Question 3 True / False
All RNA viruses must encode their own RNA-dependent RNA polymerase because host cells contain no enzyme capable of copying RNA from an RNA template.
TTrue
FFalse
Answer: True
This is a foundational constraint on RNA virus biology. The central dogma of molecular biology — DNA → RNA → protein — describes the normal information flow in cells, but cells have no need to copy RNA from an RNA template in their normal metabolism. Therefore, no host RdRp exists. Every RNA virus, regardless of whether it is positive-sense, negative-sense, double-stranded, or segmented, must either encode its own RdRp in its genome or carry pre-made RdRp molecules in the virion. This also explains why RdRp is a primary antiviral drug target — it has no host equivalent, so inhibiting it is highly selective.
Question 4 True / False
HIV achieves persistent lifelong infection by integrating into the host chromosome as a provirus; antiretroviral drugs that block reverse transcription will eliminate the integrated provirus from most infected cells.
TTrue
FFalse
Answer: False
Antiretroviral drugs block active reverse transcription — they prevent new infections of cells and prevent already-infected actively replicating cells from producing new virions. But they have no effect on cells that are already latently infected, where the provirus sits quietly in the chromosome with no active viral replication. Long-lived latently infected CD4⁺ T cells form a stable reservoir that persists indefinitely, unaffected by drugs that target viral enzymes. Any interruption of therapy allows these reservoirs to reactivate. Eliminating the proviral reservoir — not just suppressing active replication — is the central challenge in achieving a functional HIV cure.
Question 5 Short Answer
Explain why HIV is extremely difficult to cure despite the availability of highly effective antiretroviral therapy, based on its replication strategy.
Think about your answer, then reveal below.
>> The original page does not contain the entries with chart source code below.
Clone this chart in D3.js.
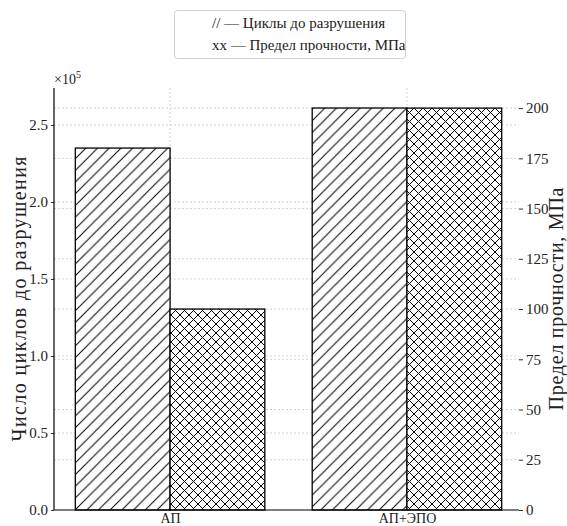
<!DOCTYPE html>
<html>
<head>
<meta charset="utf-8">
<script src="https://cdn.jsdelivr.net/npm/d3@7"></script>
<style>
  html, body { margin: 0; padding: 0; background: #fff; }
  svg { display: block; }
  svg text { font-family: "Liberation Serif", "DejaVu Serif", serif; fill: #222; }
</style>
</head>
<body>
<svg id="chart" width="567" height="526"></svg>
<script>
// ---- data ----
const categories = ["АП", "АП+ЭПО"];
const cycles = [235000, 261000];          // left axis (hatch //)
const strength = [100, 200];              // right axis (hatch xx), MPa
const leftTicks = [0, 0.5, 1.0, 1.5, 2.0, 2.5];   // ×10^5
const rightTicks = [0, 25, 50, 75, 100, 125, 150, 175, 200];
const legendLabels = ["// — Циклы до разрушения", "xx — Предел прочности, МПа"];
const yLabelLeft = "Число циклов до разрушения";
const yLabelRight = "Предел прочности, МПа";

// ---- layout ----
const svg = d3.select("#chart");
const L = 54, R = 519, T = 88, B = 510;
const FONT = "Liberation Serif";

const x = d3.scaleLinear().domain([-0.49, 1.473]).range([L, R]);
const yL = d3.scaleLinear().domain([0, 2.74e5]).range([B, T]);
const yR = d3.scaleLinear().domain([0, 210]).range([B, T]);
const barW = 0.4;

// patterns
const defs = svg.append("defs");
const s1 = 11.7;
const p1 = defs.append("pattern").attr("id", "diag").attr("patternUnits", "userSpaceOnUse")
  .attr("width", s1).attr("height", s1);
p1.append("rect").attr("width", s1).attr("height", s1).attr("fill", "#fff");
p1.append("path").attr("d", `M0,${s1} L${s1},0 M${-s1/2},${s1/2} L${s1/2},${-s1/2} M${s1/2},${s1*1.5} L${s1*1.5},${s1/2}`)
  .attr("stroke", "#000").attr("stroke-width", 1);
const s2 = 9;
const p2 = defs.append("pattern").attr("id", "cross").attr("patternUnits", "userSpaceOnUse")
  .attr("width", s2).attr("height", s2);
p2.append("rect").attr("width", s2).attr("height", s2).attr("fill", "#fff");
p2.append("path").attr("d",
  `M0,${s2} L${s2},0 M${-s2/2},${s2/2} L${s2/2},${-s2/2} M${s2/2},${s2*1.5} L${s2*1.5},${s2/2}` +
  ` M0,0 L${s2},${s2} M${-s2/2},${s2/2} L${s2/2},${s2*1.5} M${s2/2},${-s2/2} L${s2*1.5},${s2/2}`)
  .attr("stroke", "#000").attr("stroke-width", 1);

// grid
const grid = svg.append("g").attr("stroke", "#c8c8c8").attr("stroke-width", 0.8)
  .attr("stroke-dasharray", "2,2");
leftTicks.filter(d => d > 0).forEach(t => {
  grid.append("line").attr("x1", L).attr("x2", R).attr("y1", yL(t * 1e5)).attr("y2", yL(t * 1e5));
});
rightTicks.filter(d => d > 0).forEach(t => {
  grid.append("line").attr("x1", L).attr("x2", R).attr("y1", yR(t)).attr("y2", yR(t));
});
categories.forEach((c, i) => {
  grid.append("line").attr("x1", x(i)).attr("x2", x(i)).attr("y1", T).attr("y2", B);
});

// bars
const bars = svg.append("g");
categories.forEach((c, i) => {
  bars.append("rect")
    .attr("x", x(i - barW)).attr("width", x(i) - x(i - barW))
    .attr("y", yL(cycles[i])).attr("height", yL(0) - yL(cycles[i]))
    .attr("fill", "url(#diag)").attr("stroke", "#000").attr("stroke-width", 1.3);
  bars.append("rect")
    .attr("x", x(i)).attr("width", x(i + barW) - x(i))
    .attr("y", yR(strength[i])).attr("height", yR(0) - yR(strength[i]))
    .attr("fill", "url(#cross)").attr("stroke", "#000").attr("stroke-width", 1.3);
});

// axes
function styleAxis(g, fs) {
  g.attr("font-family", FONT);
  g.select(".domain").remove();
  g.selectAll("text").attr("font-size", fs).attr("font-family", FONT).attr("fill", "#222");
  g.selectAll("line").attr("stroke", "#333");
}
const axL = svg.append("g").attr("transform", `translate(${L},0)`)
  .call(d3.axisLeft(yL).tickValues(leftTicks.map(d => d * 1e5)).tickSize(3).tickPadding(3)
    .tickFormat((d, i) => leftTicks[i].toFixed(1)));
styleAxis(axL, 15);

const axR = svg.append("g").attr("transform", `translate(${R},0)`)
  .call(d3.axisRight(yR).tickValues(rightTicks).tickSize(4).tickPadding(3));
styleAxis(axR, 15);

const axX = svg.append("g").attr("transform", `translate(0,${B})`)
  .call(d3.axisBottom(x).tickValues([0, 1]).tickSize(0).tickPadding(3)
    .tickFormat((d, i) => categories[i]));
styleAxis(axX, 14);

// spines
svg.append("line").attr("x1", L).attr("x2", L).attr("y1", T).attr("y2", B).attr("stroke", "#000").attr("stroke-width", 1.2);
svg.append("line").attr("x1", L).attr("x2", R).attr("y1", B).attr("y2", B).attr("stroke", "#000").attr("stroke-width", 1.2);

// offset text
const off = svg.append("text").attr("x", L).attr("y", 84).attr("font-size", 14);
off.append("tspan").text("×10");
off.append("tspan").attr("dy", -6).attr("font-size", 10).text("5");

// axis titles
svg.append("text").attr("transform", `translate(26,${(T + B) / 2}) rotate(-90)`)
  .attr("text-anchor", "middle").attr("font-size", 20)
  .attr("textLength", 285).attr("lengthAdjust", "spacing").text(yLabelLeft);
svg.append("text").attr("transform", `translate(563,${(T + B) / 2}) rotate(-90)`)
  .attr("text-anchor", "middle").attr("font-size", 20)
  .attr("textLength", 223).attr("lengthAdjust", "spacing").text(yLabelRight);

// legend
const lg = svg.append("g");
lg.append("rect").attr("x", 174.5).attr("y", 10.5).attr("width", 231).attr("height", 48)
  .attr("rx", 3).attr("fill", "#fff").attr("stroke", "#d0d0d0");
legendLabels.forEach((t, i) => {
  lg.append("text").attr("x", 212).attr("y", 28 + i * 22).attr("font-size", 15).text(t);
});
</script>
</body>
</html>
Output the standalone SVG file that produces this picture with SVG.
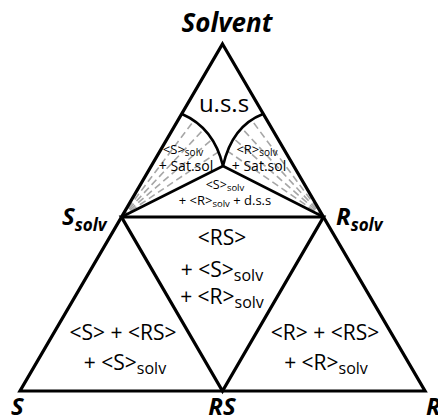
<svg xmlns="http://www.w3.org/2000/svg" width="438" height="418" viewBox="0 0 438 418">
<style>
.edge{fill:none;stroke:#000;stroke-width:3.2;stroke-linejoin:miter}
.inner{fill:none;stroke:#000;stroke-width:2.6}
.tie{fill:none;stroke:#a6a6a6;stroke-width:1.6;stroke-dasharray:7 4}
.t{font-family:"Open Sans","Liberation Sans",sans-serif;fill:#000;text-anchor:middle}
.lab{font-family:"Open Sans","Liberation Sans",sans-serif;font-weight:bold;font-style:italic;fill:#000}
</style>
<rect width="438" height="418" fill="#fff"/>
<g id="connectors">
  <g id="ties">
    <line class="tie" x1="121.5" y1="217" x2="193.9" y2="120.6"/>
    <line class="tie" x1="121.5" y1="217" x2="203.9" y2="129"/>
    <line class="tie" x1="121.5" y1="217" x2="212.1" y2="139.4"/>
    <line class="tie" x1="121.5" y1="217" x2="218.5" y2="151.8"/>
    <line class="tie" x1="323.5" y1="217" x2="251.5" y2="119.9"/>
    <line class="tie" x1="323.5" y1="217" x2="241.7" y2="128.1"/>
    <line class="tie" x1="323.5" y1="217" x2="233.7" y2="138.5"/>
    <line class="tie" x1="323.5" y1="217" x2="227.5" y2="151.1"/>
  </g>
  <path class="edge" d="M222.5,44 L425,391 L20,391 Z"/>
  <path class="edge" d="M121.5,217 L323.5,217 L222.5,391 Z"/>
  <path class="inner" d="M182,114 Q214,128 223,166"/>
  <path class="inner" d="M263,114 Q232,126 223,166"/>
  <path class="inner" d="M121.5,217 L223,166 L323.5,217"/>
</g>
<g id="node-solvent"><text class="lab" x="227" y="32" font-size="26" text-anchor="middle">Solvent</text></g>
<g id="node-uss"><text class="t" x="224" y="112" font-size="24">u.s.s</text></g>
<g id="node-s-sat">
  <text class="t" x="183" y="154" font-size="13">&lt;S&gt;<tspan font-size="10" dy="2">solv</tspan></text>
  <text class="t" x="186" y="171" font-size="14">+ Sat.sol</text>
</g>
<g id="node-r-sat">
  <text class="t" x="257" y="154" font-size="13">&lt;R&gt;<tspan font-size="10" dy="2">solv</tspan></text>
  <text class="t" x="259" y="171" font-size="14">+ Sat.sol</text>
</g>
<g id="node-dss">
  <text class="t" x="225" y="189" font-size="12.5">&lt;S&gt;<tspan font-size="9.5" dy="2">solv</tspan></text>
  <text class="t" x="225" y="205" font-size="13">+ &lt;R&gt;<tspan font-size="9.5" dy="2">solv</tspan><tspan dy="-2"> + d.s.s</tspan></text>
</g>
<g id="node-ssolv"><text class="lab" x="62" y="225" font-size="24">S<tspan font-size="17" dy="6">solv</tspan></text></g>
<g id="node-rsolv"><text class="lab" x="336" y="225" font-size="24">R<tspan font-size="17" dy="6">solv</tspan></text></g>
<g id="node-center">
  <text class="t" x="222" y="245" font-size="21">&lt;RS&gt;</text>
  <text class="t" x="222" y="277" font-size="21">+ &lt;S&gt;<tspan font-size="16" dy="4">solv</tspan></text>
  <text class="t" x="222" y="304" font-size="21">+ &lt;R&gt;<tspan font-size="16" dy="4">solv</tspan></text>
</g>
<g id="node-left">
  <text class="t" x="123" y="340" font-size="21">&lt;S&gt; + &lt;RS&gt;</text>
  <text class="t" x="125" y="370" font-size="21">+ &lt;S&gt;<tspan font-size="16" dy="4">solv</tspan></text>
</g>
<g id="node-right">
  <text class="t" x="325" y="340" font-size="21">&lt;R&gt; + &lt;RS&gt;</text>
  <text class="t" x="326" y="370" font-size="21">+ &lt;R&gt;<tspan font-size="16" dy="4">solv</tspan></text>
</g>
<g id="node-S"><text class="lab" x="11" y="415" font-size="24">S</text></g>
<g id="node-RS"><text class="lab" x="222" y="415" font-size="24" text-anchor="middle">RS</text></g>
<g id="node-R"><text class="lab" x="426" y="415" font-size="24">R</text></g>
</svg>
Model answer: HIV is a retrovirus that uses reverse transcriptase to copy its RNA genome into DNA, which then integrates permanently into the host cell's chromosome as a provirus. Once integrated, the provirus is indistinguishable from normal host genomic DNA and is replicated passively every time the cell divides. Antiretroviral therapy blocks reverse transcription and viral assembly in actively replicating virus, preventing new infections and maintaining low viral load. However, it has no mechanism to act on latently infected cells where the provirus is dormant — no viral enzymes are active, no viral proteins are made, and the immune system has nothing to target. Long-lived latently infected memory T cells harbor these proviruses for decades. If treatment stops, latent proviruses reactivate and produce new virus. A cure would require either purging the latent reservoir ('shock and kill' strategies) or permanently silencing it, neither of which has been achieved reliably.
The lack of proofreading by reverse transcriptase also means HIV mutates at a very high rate during active replication, which drives rapid evolution of drug resistance and makes vaccine design extremely difficult. These two features — integration and high mutation rate — both stem directly from the retroviral replication strategy.